# On Using Search Engines for Research:



## Robby Raccoon (Feb 28, 2016)

I noticed a thread where one member told another member to research, when the member asking the question just wanted to know information. 
Another member then suggested that we encourage other members to research and help out when needed. 

I began to think, "What if these new members don't know how to research properly?" 

For example, I have a bottle simply embossed Royal Purple. 
Putting that in Google.... doesn't work too well.

Adding to the search, Antique Bottle, helps though. 
But, alas, 2 things pop up-- and nothing of any help to me as it's only for-sale ads. 

But earlier today, before reading the aforementioned thread, I gave information to a member who couldn't find much. I also told him how to research.

If I want to find the NON-ginger beer Sussex Beverage Company bottles, it is as simple as adding quotations and minus-signs.

So here is how to research: 

1. Put quotations around exact words you want, in the exact order you want, with exact punctuation (you'll have to changed it up,) abbreviation (Co v. Company v. Co.,) and other information. 
2. Put minus signs next to each word you don't want-- like when using e-Bay. 

Example:

_"Sussex Beverage Company" "New Brunswick" -Ginger -Beer

_The above is done in an expected and organised format. Company before location-- both separated from each other for more freedom of the Search Engine's search. And always put excluded search terms at the end.

Now I'm no longer seeing ginger beer bottles and for-sale ads (or, at least, fewer ads,) but instead I see a 1920s reference with some information. 

Of course, word-choice is very important. 
It is not always the best idea to put the word Bottle in when looking for information, for you'll likely be looking into original sources, which will have Bottling but not Bottle.

_Always start with the least information in your search and let it expand from there.
_
Often my searches will not pull up much without the addition of a key-word-- or, often, date. 
I couldn't find much on one bottle till I began doing the same search over and over, only changing the date-- I went from 1905 to 1925, found nothing, went from 1900 to 1904 and found it in 1904-- a single reference that had popped up in no other search due to my addition of that date.
I had begun it on expected age-range but was one year off the first time. And it does make a difference. 
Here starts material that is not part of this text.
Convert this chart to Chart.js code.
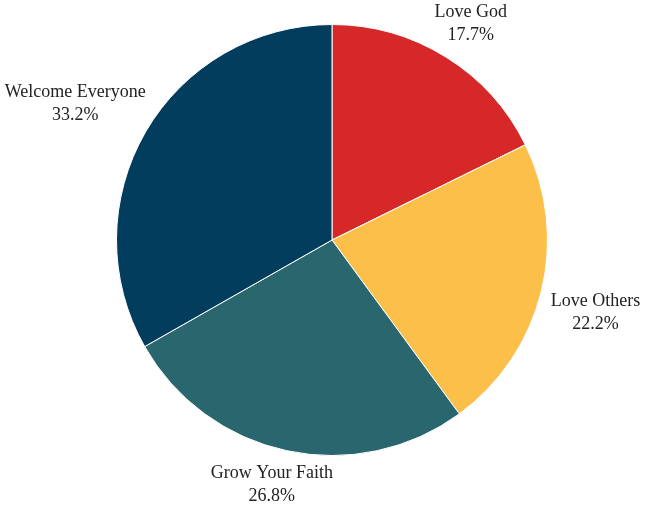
<!DOCTYPE html>
<html>
<head>
<meta charset="utf-8">
<script src="https://cdn.jsdelivr.net/npm/chart.js@4"></script>
<style>
  html, body { margin: 0; padding: 0; background: #fff; }
  #wrap { width: 657px; height: 506px; }
</style>
</head>
<body>
<div id="wrap"><canvas id="pie"></canvas></div>
<script>
const categories = ['Love God', 'Love Others', 'Grow Your Faith', 'Welcome Everyone'];
const shares = [17.7, 22.2, 26.8, 33.2];
const colors = ['#D62828', '#FCBF49', '#2A666E', '#033D5E'];

const labelFont = '18px "Liberation Serif", serif';
const lineGap = 23;

// draws name + percent outside each slice
const outsideLabels = {
    id: 'outsideLabels',
    afterDatasetsDraw(chart) {
        const ctx = chart.ctx;
        const meta = chart.getDatasetMeta(0);
        ctx.save();
        ctx.font = labelFont;
        ctx.fillStyle = '#222';
        ctx.textAlign = 'center';
        ctx.textBaseline = 'middle';
        meta.data.forEach((arc, i) => {
            const p = arc.getProps(['x', 'y', 'startAngle', 'endAngle', 'outerRadius']);
            const mid = (p.startAngle + p.endAngle) / 2;
            const lines = [categories[i], shares[i].toFixed(1) + '%'];
            const w = Math.max(...lines.map(t => ctx.measureText(t).width));
            const h = lineGap * 2;
            const r = p.outerRadius + 11;
            const cosA = Math.cos(mid), sinA = Math.sin(mid);
            const cx = p.x + cosA * (r + w / 2);
            // side labels sit a bit further out vertically
            const cy = p.y + sinA * (r + h / 2) + Math.sign(sinA) * 14 * cosA * cosA;
            ctx.fillText(lines[0], cx, cy - lineGap / 2);
            ctx.fillText(lines[1], cx, cy + lineGap / 2);
        });
        ctx.restore();
    }
};

new Chart(document.getElementById('pie'), {
    type: 'pie',
    data: {
        labels: categories,
        datasets: [{
            data: shares,
            backgroundColor: colors,
            borderColor: '#ffffff',
            borderWidth: 1
        }]
    },
    options: {
        responsive: true,
        maintainAspectRatio: false,
        animation: false,
        layout: { padding: { top: 24, bottom: 50, left: 7, right: 0 } },
        plugins: {
            legend: { display: false },
            tooltip: { enabled: false }
        }
    },
    plugins: [outsideLabels]
});
</script>
</body>
</html>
So that is how I research. For those who just type into Google and hope it'll pop up with answers, you may often be disappointed. I suggest utlising these methods, however boring they are, as they work quite well. 

Any other helpful researching tips are welcome.


----------



## Bass Assassin (Feb 28, 2016)

Good information, thanks for sharing


----------



## Harry Pristis (Feb 28, 2016)

Good work, Spirit Bear!


----------



## Robby Raccoon (Feb 28, 2016)

Thanks, Bass and Harry.


----------



## andy volkerts (Feb 29, 2016)

cool! didn't know about the quote marks..........Thanks Robert...........Andy


----------



## Robby Raccoon (Feb 29, 2016)

No problem.


----------